# Which Work Boots?



## Git R Done (Jun 25, 2016)

I just switched to commercial plumbing from residential. I am 350 pounds and use to laying/kneeling down part of the day. I have a high tolerance for pain, but I was working overtime today helping install wash outs for this building and my feet hurt so bad I teared up a little  Got home and the pain is out of this world  I have these copper head inserts for my arch while I am working all day and I put an extra gel insert on top. I am guessing it must be the cheap shoes I bought from Walmart with no real support. Also I have blisters on the back of my heels and my feet sweat up a storm. Any tips on how tight to tie the shoe or recommended shoes?


----------



## Tad (Jun 26, 2016)

Ate you looking for shoes or boots? (From your lost I'm not totally clear)

If you have medical coverage for it, see about getting custom insoles done by a podiatrist. Nothing quite like even support for your particular feet.


----------



## lucca23v2 (Jun 27, 2016)

hi! I think if you are going to be standing for long periods of time, I would invest in good shoes/boots with good padding.

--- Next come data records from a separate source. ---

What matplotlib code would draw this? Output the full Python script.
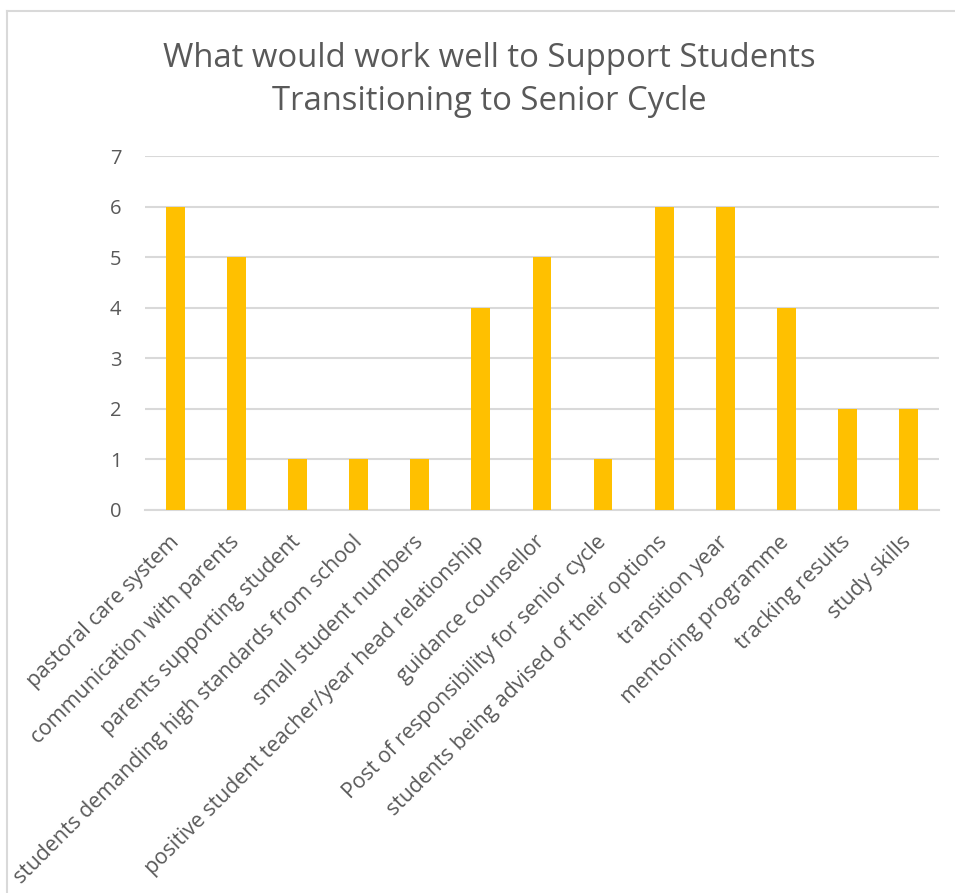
import matplotlib
matplotlib.use("Agg")
import matplotlib.pyplot as plt
from matplotlib.lines import Line2D

plt.rcParams.update({
    "font.family": ["Open Sans", "DejaVu Sans"],
    "text.color": "#595959",
    "xtick.color": "#595959",
    "ytick.color": "#595959",
})

categories = [
    "pastoral care system",
    "communication with parents",
    "parents supporting student",
    "students demanding high standards from school",
    "small student numbers",
    "positive student teacher/year head relationship",
    "guidance counsellor",
    "Post of responsibility for senior cycle",
    "students being advised of their options",
    "transition year",
    "mentoring programme",
    "tracking results",
    "study skills",
]
counts = [6, 5, 1, 1, 1, 4, 5, 1, 6, 6, 4, 2, 2]
y_ticks = [0, 1, 2, 3, 4, 5, 6, 7]

fig = plt.figure(figsize=(9.55, 8.93), dpi=100)
ax = fig.add_axes([0.152, 0.429, 0.831, 0.396])

x = range(len(categories))
ax.bar(x, counts, width=0.31, color="#FFC000", zorder=3)

ax.set_xlim(-0.5, len(categories) - 0.5)
ax.set_ylim(0, 7)
ax.set_yticks(y_ticks)
ax.yaxis.grid(True, color="#D9D9D9", linewidth=1.5, zorder=0)
ax.set_axisbelow(True)
for s in ["top", "right", "left"]:
    ax.spines[s].set_visible(False)
ax.spines["bottom"].set_color("#D9D9D9")
ax.spines["bottom"].set_linewidth(1.5)

ax.set_xticks(list(x))
ax.set_xticklabels(categories, rotation=45, ha="right", va="center",
                   rotation_mode="anchor", fontsize=15.3)
ax.tick_params(axis="x", length=0, pad=21)
ax.tick_params(axis="y", length=0, pad=17, labelsize=14.5)

fig.text(0.512, 0.910, "What would work well to Support Students\nTransitioning to Senior Cycle",
         ha="center", va="center", fontsize=23.7, linespacing=1.4)

# chart frame (only top and left edges visible in the reference)
fig.add_artist(Line2D([0.0073, 1.0], [0.9877, 0.9877], color="#D9D9D9", linewidth=1.5))
fig.add_artist(Line2D([0.0073, 0.0073], [0.0, 0.9877], color="#D9D9D9", linewidth=1.5))

fig.savefig("out.png", dpi=100)
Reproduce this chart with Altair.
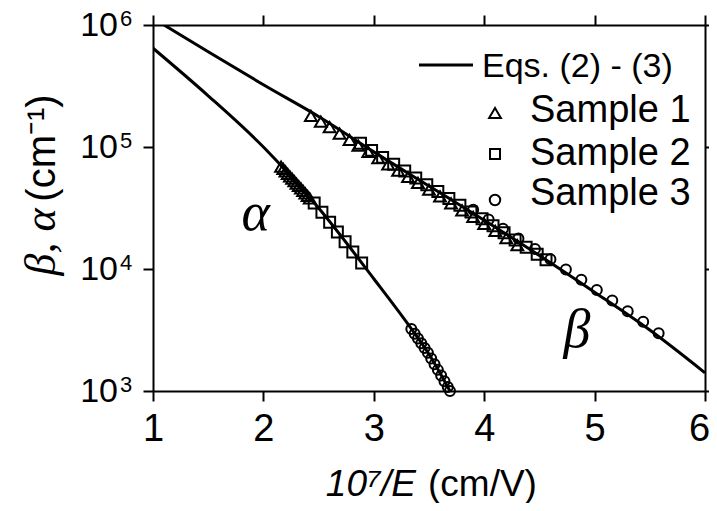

I would also tell you to buy compression socks so that your feet won't swell. Also, if you can, take a break and I would suggest walking to keep the blood circulating I would not not suggest sitting because sitting will make your legs swell more.

Good luck!


----------



## bigmac (Jun 29, 2016)

Its kind of counter intuitive but go easy on the padding. Its impossible to have both soft padding and good support. Old school leather boots were my favorite when I was working construction (its been a while). But regardless they need to fit right -- it was always a bitch for me to find size 14 boots in a regular width -- don't stop until you find a pair that fits.

These look nice.

https://www.marks.com/en/categories...tsp-8-work-boot-30372.html#30372[color]=BLACK


----------



## ScreamingChicken (Jun 30, 2016)

Gold Bond Foot Spray in the morning before you pit your socks on will be a big plus too. It will help with the sweat, chaffing, and cracked heels (which can lead to cellulitis among other things).


----------